Richlands High athletic director Tom Rife says that's only halfway true.

On a muddy field in Richlands 12 years ago, Salem lost its Group AA Division 4 semifinal 17-7 to the Blue Tornadoes in a game that lives in Virginia High School League infamy.

After Richlands defeated Orange County to win the state title the following week, Salem protested the outcome of the semifinal loss. The Spartans accused then-Richlands coach Dennis Vaught of outfitting his team in illegal, 3/4 -inch cleats after obtaining a bill of sale from CMT Sporting Goods in Salem.

Vaught ultimately admitted using the extra-length cleats and was suspended from his head coaching job for a year by the Tazewell County School Board following a highly contentious meeting.

Richlands was put on probation by the VHSL for the 1993 season, but the Blue Tornadoes were allowed to keep their first and only state football title.

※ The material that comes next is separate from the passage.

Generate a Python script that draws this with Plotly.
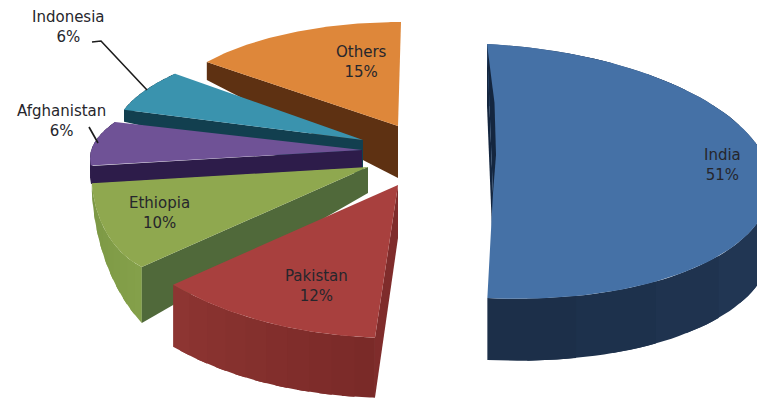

History repeats today. Salem visits Richlands for a 1:30 p.m. Division 4 semifinal rematch, the first meeting between the two teams since the 1992 game.

The controversy has been watered down. The field never was, Rife said.

"We wore the cleats, but we didn't water the field," Rife said.

Rife said Richlands' field will not be in great shape for today's game, but not for a lack of trying.

"The field is wet," he said. "We covered most of it Tuesday with a tarp when we had the forecast for rain. We took off the tarp and have been working on it almost nonstop. We don't want it to be wet. If anything, we want just the opposite. We're tired of this stuff."

Richlands is rolling out the red carpet for today's guests.

Rife said a sole Richlands fan is hosting a pregame tailgate party with free food available to anyone who stops by a tent set up behind one end zone.

Clearly, the town is ready to erase the bad aftertaste of '92.

"We just hate like the devil that this community took the rap," Rife said. "Folks in Southwest Virginia have a thing called coal mining, and it's something that binds you together.

"This community is reunited. There's no split. They're all with this team. Since this has come up again, the kids have had to get people to explain what happened to them. It's kind of like hearing an old story about an uncle or an aunt and going, 'Yeah, big deal.'"

Don't look for either of the chief principals from '92 to be on hand today. Former Salem coach Willis White insists he will not go to the game. Rife said Richlands personnel haven't seen Vaught in two years.

"Maybe we could get them to do the coin toss," Rife joked.

Twelve years ago, no one was laughing. Rife still rues the day.

"We kept the championship and we kept the trophy," Rife said. "But in the aftermath, there were no winners."